El tercer Domingo de Adviento, Domingo “Gaudete”, “¡regocijaos!”, es un momento de inflexión: concluye el ciclo de Juan y se abre uno nuevo, al que todavía no se le da nombre, pero que es el tiempo de María. Juan, el último de los profetas, prepara el camino, enseña a los hombres cómo han de disponerse para acoger al que ha de venir, cuáles son las condiciones mínimas. Pero, al mismo tiempo, cede el paso a otro, señalando la insuficiencia de su propia profecía: él no es el Mesías, éste superará todas las expectativas, nos dará, si lo acogemos, mucho más de lo que podemos pedir o merecer. La salvación no es el premio (la paga extra) que reciben los funcionarios del deber, es mucho más. Además del deber está la gracia; además de la justicia, el amor; más allá del estricto cumplimiento de nuestros deberes, está la alegría de la fiesta, el don gratuito que no se merece, pero que expresa la sobreabundacia del amor.


Las relaciones debidas de justicia, que expresan el mínimo de una existencia decente, pueden salvarnos del infierno en que con demasiada frecuencia se convierte la convivencia humana a causa del egoísmo, la prepotencia y la violencia; pero si nos quedamos en ellas sentimos, en primer lugar, que nuestra debilidad moral nos impide perseverar en ellas sin fisuras (¿quién podrá tirar la primera piedra?); si nos mantenemos en los estrictos límites de la justicia, se plantea sin remedio la cuestión de qué hacer con las casi inevitables contravenciones contra ella, que piden (en justicia) compensación y castigo; por fin, si, pese a todo, conseguimos con esfuerzo acercarnos a ese ideal de la justicia, descubrimos que podemos establecer así relaciones objetivas de conciudadanos, pero que nuestro corazón no se conforma con esto y aspira a una relación más cálida que la mera convivencia civil. 

Dios nos ha dado en eso que antes se llamaba la “ley natural”, y que ahora se rebautiza con otros nombres (ética civil, laica, etc.; no discutamos sobre palabras), las exigencias mínimas de una existencia decente.

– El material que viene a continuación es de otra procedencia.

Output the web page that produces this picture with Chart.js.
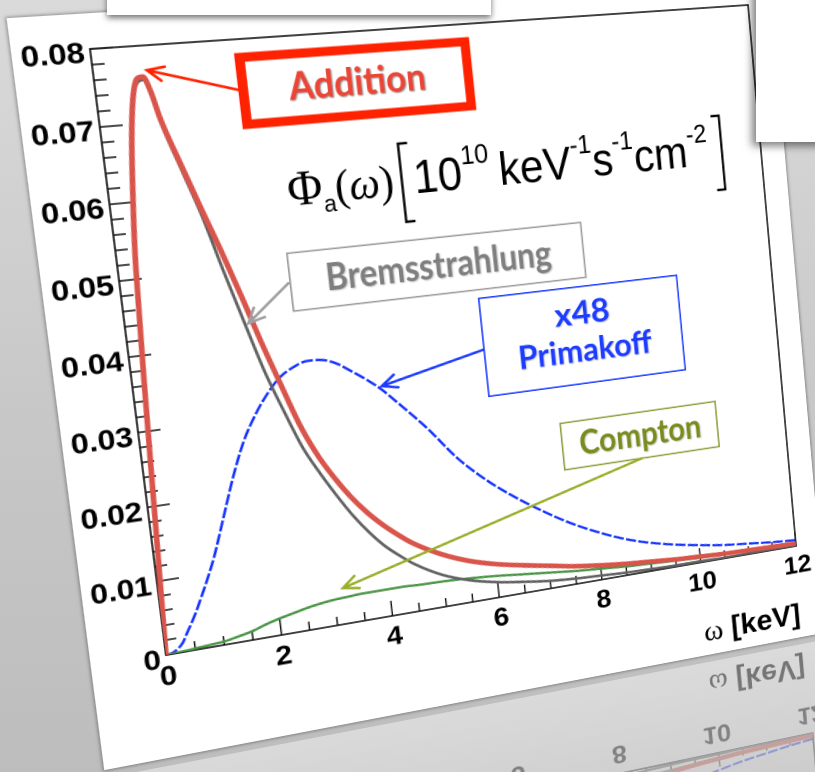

Eso es “lo que tenemos que hacer”. Pero lo que se nos anuncia ahora es mucho más: no lo que tenemos que hacer nosotros, sino lo que Dios quiere hacer en nuestro favor. Quiere encontrarse con nosotros, mostrarnos su rostro humano y amable en Jesucristo, y, en Él, descubrirnos su rostro de Padre, reunirnos como a hijos, vincularnos con lazos de fraternidad, bendecirnos en su presencia, perdonar nuestras debilidades y maldades, llenarnos de alegría y regocijo.


“El que ha de venir” no lo hace para añadir nuevos preceptos a la ley, cargando nuestras espaldas con más fardos; su mensaje no es el de un legislador, sino el de uno que viene a traernos regalos inesperados e inmerecidos. 
Juan, saliendo ya de la escena, nos invita, sí, a perseverar en la justicia, pero también a abrirnos a un horizonte más grande, a la recepción de dones inmerecidos, de gracias que han de llenar nuestro corazón de gozo y alegría. La “Llena de gracia” ya está tomando el testigo.

Junto con el innegociable compromiso con la justicia, el gozo presentido por la esperanza, que esponja, ensancha y embellece a aquella, es el testimonio que los cristianos hemos de dar para que, por medio de él, nuestro mundo sepa que “el Señor está cerca”, que hay motivos para la alegría.